Will try your mute suggestion tho - might work. Have you tried that?

For cleaning up a take, I do that on a clip level with cuts, clip level and clip fades.
I use volume automation for balancing levels during mixing.
I can’t remember ever automating the mute button.

All of the different workflow options are interesting - and also illustrate how ambitious Cubase is to please so many different work flows. And obviously, that creates a much more challenging programming workload for the development team.

And of course, most of us Cubase users are convinced that our own workflow is the one that makes the most sense, and we are often hard pressed to understand why anybody would want to do things differently. :stuck_out_tongue_winking_eye:


To illustrate, here’s my workflow - and of course I don’t understand why anybody would do it differently :wink:

For strictly cleaning up a track (e.g. eliminate low level noises (like self noise from condenser mics, guitar amp distortion (tube or transistor) during non-played sections, I often use a noise gate, which has controls for how fast it drops the volume down to zero. For long sections, I (also) cut out the empty areas.

And when muting a played section I tend to cut the desired section into an event and mute the event in the track using the “mute event” X tool, so it’s really obvious in the track overview (and saves the vertical space for displaying automation lanes). And when I don’t want to see those muted events, but want to keep them, I sometimes make a new track version where I delete the such muted events.

So many options!

I think it’s in general “best practice” to mute clips rather than drop level.

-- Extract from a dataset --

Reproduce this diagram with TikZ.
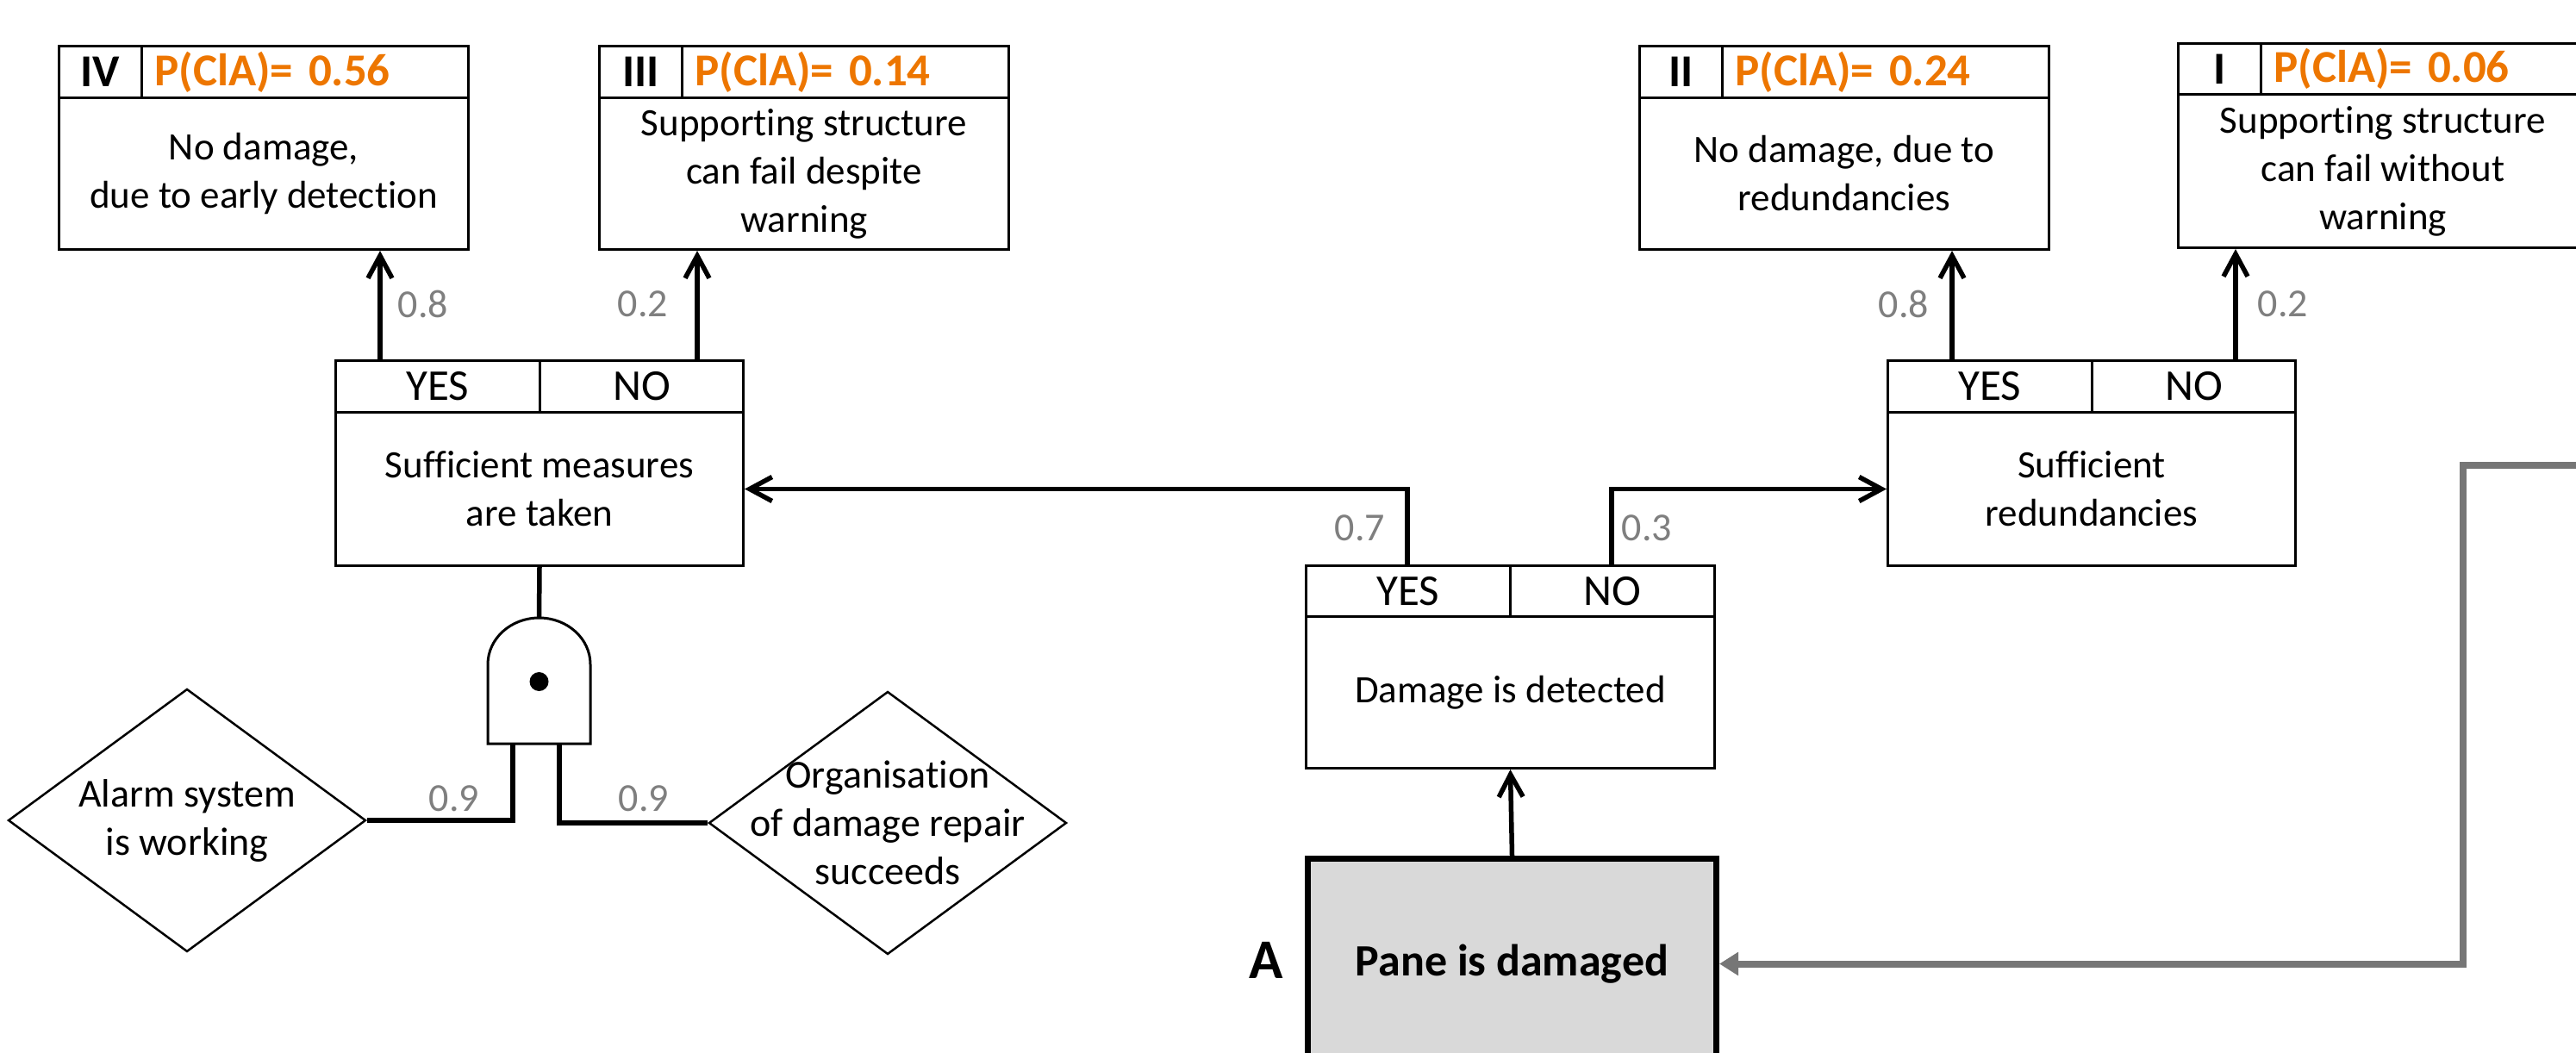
\documentclass[tikz,border=0pt]{standalone}
\usepackage{fontspec}
\setmainfont{Carlito}[Ligatures=NoCommon]
\usetikzlibrary{arrows.meta,shapes.geometric}
\definecolor{orangeP}{RGB}{237,118,0}
\definecolor{greyL}{RGB}{118,118,118}
\definecolor{greyT}{RGB}{127,127,127}
\definecolor{paneFill}{RGB}{217,217,217}
\newcommand\fbody{\fontsize{45}{56}\selectfont}
\newcommand\fhead{\fontsize{53}{58}\selectfont\bfseries}
\newcommand\fyn{\fontsize{51}{56}\selectfont}
\newcommand\fnum{\fontsize{46}{56}\selectfont}
\newcommand\fdia{\fontsize{46}{56}\selectfont}
\tikzset{
  cell/.style={draw, line width=3pt, inner sep=0pt, align=center, anchor=north west},
  numcell/.style={cell, minimum width=96, font=\fhead},
  probcell/.style={cell, text width=#1, align=left, inner xsep=15pt, text=orangeP, font=\fhead},
  yncell/.style={cell, font=\fyn},
  bodycell/.style={cell, font=\fbody},
  conn/.style={line width=5.5pt},
  arr/.style={conn, -{Straight Barb[length=26pt,width=28pt]}},
  prob/.style={text=greyT, font=\fnum, inner sep=0pt},
  dia/.style={draw, diamond, line width=2.5pt, inner sep=0pt, minimum width=415, minimum height=305},
  dialabel/.style={font=\fdia, align=center},
  gate/.style={line width=3pt},
  greyarr/.style={draw=greyL, line width=8pt, -{Triangle[length=22pt,width=26pt]}},
}
\begin{document}
\begin{tikzpicture}[x=1pt,y=-1pt]
\useasboundingbox (0,0) rectangle (2989,1222);
\clip (0,0) rectangle (2989,1222);
% outcome IV
\node[numcell, minimum height=60] (IVn) at (67,52) {IV};
\node[probcell=349, minimum height=60] (IVp) at (163,52) {P(ClA)= 0.56};
\node[bodycell, minimum width=475, minimum height=176] (IVb) at (67,112) {No damage,\\due to early detection};
% outcome III
\node[numcell, minimum height=60] (IIIn) at (694,52) {III};
\node[probcell=349, minimum height=60] (IIIp) at (790,52) {P(ClA)= 0.14};
\node[bodycell, minimum width=475, minimum height=176] (IIIb) at (694,112) {Supporting structure\\can fail despite\\warning};
% outcome II
\node[numcell, minimum height=60] (IIn) at (1901,52) {II};
\node[probcell=349, minimum height=60] (IIp) at (1997,52) {P(ClA)= 0.24};
\node[bodycell, minimum width=475, minimum height=176] (IIb) at (1901,112) {No damage, due to\\redundancies};
% outcome I
\node[numcell, minimum height=59] (In) at (2526,49) {I};
\node[probcell=349, minimum height=59] (Ip) at (2622,49) {P(ClA)= 0.06};
\node[bodycell, minimum width=475, minimum height=178] (Ib) at (2526,108) {Supporting structure\\can fail without\\warning};
% decision: sufficient measures
\node[yncell, minimum width=237, minimum height=60] (SMy) at (388,417) {YES};
\node[yncell, minimum width=236, minimum height=60] (SMn) at (625,417) {NO};
\node[bodycell, minimum width=473, minimum height=178] (SMb) at (388,477) {Sufficient measures\\are taken};
% decision: sufficient redundancies
\node[yncell, minimum width=237, minimum height=60] (SRy) at (2189,417) {YES};
\node[yncell, minimum width=236, minimum height=60] (SRn) at (2426,417) {NO};
\node[bodycell, minimum width=473, minimum height=178] (SRb) at (2189,477) {Sufficient\\redundancies};
% decision: damage detected
\node[yncell, minimum width=237, minimum height=59] (DDy) at (1514,655) {YES};
\node[yncell, minimum width=237, minimum height=59] (DDn) at (1751,655) {NO};
\node[bodycell, minimum width=474, minimum height=176] (DDb) at (1514,714) {Damage is detected};
% initiating event
\node[cell, line width=7pt, fill=paneFill, minimum width=474, minimum height=244, font=\fontsize{52}{56}\selectfont\bfseries] (P) at (1514,993) {Pane is damaged};
\node[font=\fontsize{65}{70}\selectfont\bfseries, inner sep=0pt] (Alab) at (1469,1114) {A};
% diamonds
\node[dia, label={[dialabel]center:Alarm system\\is working}] (d1) at (217,952) {};
\node[dia, label={[dialabel]center:Organisation\\of damage repair\\succeeds}] (d2) at (1030,955) {};
% connectors
\coordinate (sm1) at (441,417);
\coordinate (sm2) at (809,417);
\coordinate (sr1) at (2265,417);
\coordinate (sr2) at (2594,417);
\coordinate (dd1) at (1633,655);
\coordinate (dd2) at (1870,655);
\draw[arr] (sm1) -- (sm1 |- IVb.south);
\draw[arr] (sm2) -- (sm2 |- IIIb.south);
\draw[arr] (sr1) -- (sr1 |- IIb.south);
\draw[arr] (sr2) -- (sr2 |- Ib.south);
\draw[arr] (dd1) |- (SMb.east);
\draw[arr] (dd2) |- (SRb.west);
\draw[arr] (P.north) -- (DDb.south);
% AND gate
\coordinate (gtop) at (625.5,717);
\draw[conn] (SMb.south) -- (gtop);
\draw[gate, fill=white] (566,863) -- (566,771) .. controls (566,741.2) and (592.6,717) .. (gtop) .. controls (658.4,717) and (685,741.2) .. (685,771) -- (685,863) -- cycle;
\fill (625.5,791) circle[radius=11pt];
\coordinate (gl) at (595,863);
\coordinate (gr) at (649,863);
\draw[conn] (gl) |- (d1.east);
\draw[conn] (gr) |- (d2.west);
% probabilities
\node[prob] (p1) at (491,353) {0.8};
\node[prob] (p2) at (746,353) {0.2};
\node[prob] (p3) at (2209,353) {0.8};
\node[prob] (p4) at (2649,353) {0.2};
\node[prob] (p5) at (1578,613) {0.7};
\node[prob] (p6) at (1911,613) {0.3};
\node[prob] (p7) at (527,927) {0.9};
\node[prob] (p8) at (747,927) {0.9};
% feedback line
\coordinate (g0) at (3010,540);
\coordinate (g1) at (2858,540);
\draw[greyarr] (g0) -- (g1) |- (P.east);
\end{tikzpicture}
\end{document}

First of all it’s easy enough to create fades/crossfades to get clean ins/outs.

Secondly as you’ve found out you avoid problems with level jumping instantaneously from -infinity to some other value.

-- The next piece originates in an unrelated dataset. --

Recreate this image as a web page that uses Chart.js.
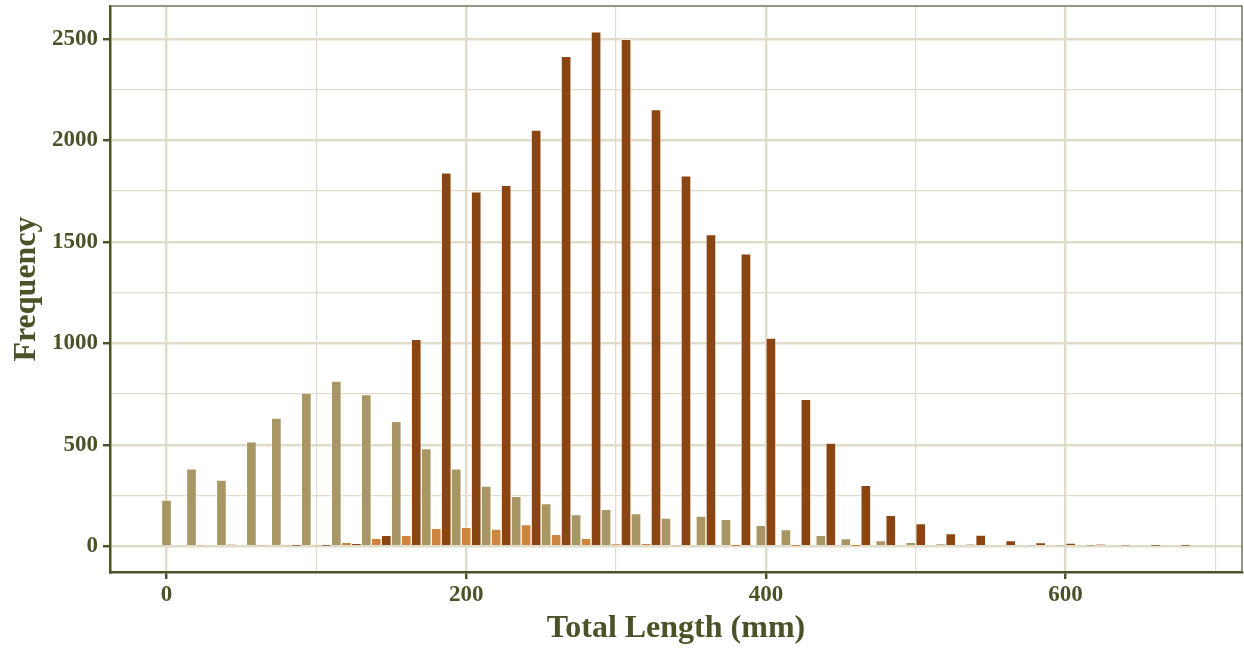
<!DOCTYPE html>
<html>
<head>
<meta charset="utf-8">
<title>Total Length Histogram</title>
<script src="https://cdn.jsdelivr.net/npm/chart.js@4.4.1/dist/chart.umd.min.js"></script>
<style>
  html, body { margin: 0; padding: 0; background: #ffffff; }
  #wrap { width: 1244px; height: 649px; }
</style>
</head>
<body>
<div id="wrap"><canvas id="chart" width="1244" height="649"></canvas></div>
<script>
// bin centres, 20 mm wide bins
const lengthBins = [0, 20, 40, 60, 80, 100, 120, 140, 160, 180, 200, 220, 240, 260, 280, 300, 320, 340,
  360, 380, 400, 420, 440, 460, 480, 500, 520, 540, 560, 580, 600, 620, 640, 660, 680];

// counts per bin; null = the group has no bin there (so it takes no slot in the dodge)
const countsTan = [228, 382, 326, 515, 632, 755, 814, 747, 616, 481, 382, 297, 246, 210, 156, 182, 161, 139,
  149, 133, 103, 82, 54, 38, 28, 20, 11, 9, 6, 5, 4, 3, null, null, null];
const countsPeru = [null, 4, 8, 4, 4, 5, 20, 39, 54, 88, 93, 85, 107, 59, 39, 11, 13, 5,
  null, 1, null, 1, null, 1, null, null, null, null, null, null, null, null, null, null, null];
const countsBrown = [null, null, null, null, 2, 2, 12, 54, 1020, 1840, 1746, 1778, 2050, 2414, 2535, 2497, 2152, 1825,
  1536, 1441, 1026, 724, 508, 300, 152, 112, 62, 55, 28, 18, 15, 8, 4, 3, 3];

const xGridValues = [0, 100, 200, 300, 400, 500, 600, 700];
const xLabelValues = [0, 200, 400, 600];
const yGridValues = [0, 250, 500, 750, 1000, 1250, 1500, 1750, 2000, 2250, 2500];
const yLabelValues = [0, 500, 1000, 1500, 2000, 2500];

const ink = '#4a5228';
const gridColor = '#e0dcc9';
const serif = "'Liberation Serif', 'DejaVu Serif', serif";

const isLabelled = (list, c) => !!c.tick && list.includes(c.tick.value);

// thin frame on the top and right of the panel
const panelFrame = {
  id: 'panelFrame',
  afterDatasetsDraw(chart) {
    const { ctx, chartArea: a } = chart;
    ctx.save();
    ctx.strokeStyle = '#6c7858';
    ctx.lineWidth = 1.5;
    ctx.beginPath();
    ctx.moveTo(a.left, a.top);
    ctx.lineTo(a.right, a.top);
    ctx.lineTo(a.right, a.bottom);
    ctx.stroke();
    ctx.restore();
  }
};

const barSet = (label, data, color) => ({
  label,
  data,
  backgroundColor: color,
  borderColor: 'rgba(255,255,255,0.5)',
  borderWidth: 1,
  barThickness: 10,
  skipNull: true
});

new Chart(document.getElementById('chart').getContext('2d'), {
  type: 'bar',
  data: {
    labels: lengthBins,
    datasets: [
      barSet('Tan', countsTan, '#a89665'),
      barSet('Peru', countsPeru, '#cd853f'),
      barSet('Brown', countsBrown, '#8b4513')
    ]
  },
  options: {
    responsive: false,
    devicePixelRatio: 1,
    animation: false,
    layout: { padding: { top: 6, right: 2, left: 0, bottom: 0 } },
    scales: {
      x: {
        type: 'linear',
        min: -37.7,
        max: 717.7,
        offset: false,
        afterBuildTicks: s => { s.ticks = xGridValues.map(v => ({ value: v })); },
        afterFit: s => { s.height = 77; s.paddingLeft = 0; s.paddingRight = 0; },
        grid: {
          offset: false,
          color: gridColor,
          lineWidth: c => isLabelled(xLabelValues, c) ? 2.4 : 1.2,
          tickLength: 7,
          tickWidth: 2.5,
          tickColor: c => isLabelled(xLabelValues, c) ? ink : 'rgba(0,0,0,0)'
        },
        border: { display: true, color: ink, width: 2.5 },
        ticks: {
          autoSkip: false,
          maxRotation: 0,
          padding: 2,
          color: ink,
          font: { family: serif, size: 23, weight: 'bold' },
          callback: v => xLabelValues.includes(v) ? String(v) : ''
        },
        title: {
          display: true,
          text: 'Total Length (mm)',
          color: ink,
          font: { family: serif, size: 32, weight: 'bold' },
          padding: { top: 0, bottom: 1 }
        }
      },
      y: {
        min: -126.75,
        max: 2661.75,
        afterBuildTicks: s => { s.ticks = yGridValues.map(v => ({ value: v })); },
        afterFit: s => { s.width = 110; s.paddingTop = 0; s.paddingBottom = 0; },
        grid: {
          color: gridColor,
          lineWidth: c => isLabelled(yLabelValues, c) ? 2.4 : 1.2,
          tickLength: 7,
          tickWidth: 2.5,
          tickColor: c => isLabelled(yLabelValues, c) ? ink : 'rgba(0,0,0,0)'
        },
        border: { display: true, color: ink, width: 2.5 },
        ticks: {
          autoSkip: false,
          padding: 5,
          color: ink,
          font: { family: serif, size: 23, weight: 'bold' },
          callback: v => yLabelValues.includes(v) ? String(v) : ''
        },
        title: {
          display: true,
          text: 'Frequency',
          color: ink,
          font: { family: serif, size: 32, weight: 'bold' },
          padding: { top: 8, bottom: 0 }
        }
      }
    },
    plugins: {
      legend: { display: false },
      tooltip: { enabled: false }
    }
  },
  plugins: [panelFrame]
});
</script>
</body>
</html>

Third it makes it easier to adjust levels broadly speaking, meaning that successive gain changes of the whole track won’t suddenly raise what used to be -infinity to some value where you actually hear sound.

Lastly, and in my opinion pretty significantly, it gives you an immediate visual representation of what is playing and what isn’t. I’m actually in post and not music (for artists) but whenever I sit down with a timeline that I didn’t set up I really don’t want to have to extend automation lanes or look at meters to see what is and what isn’t playing. It’s so much faster to see that something is greyed out and therefore isn’t what I’m looking at on the timeline. Even better when you zoom out and want to find different sections of a song or TV show. If you know that there’s a section where all your guitars (tripled, quadroupled etc) are muted you can see that right away and navigate to that section if the events are muted…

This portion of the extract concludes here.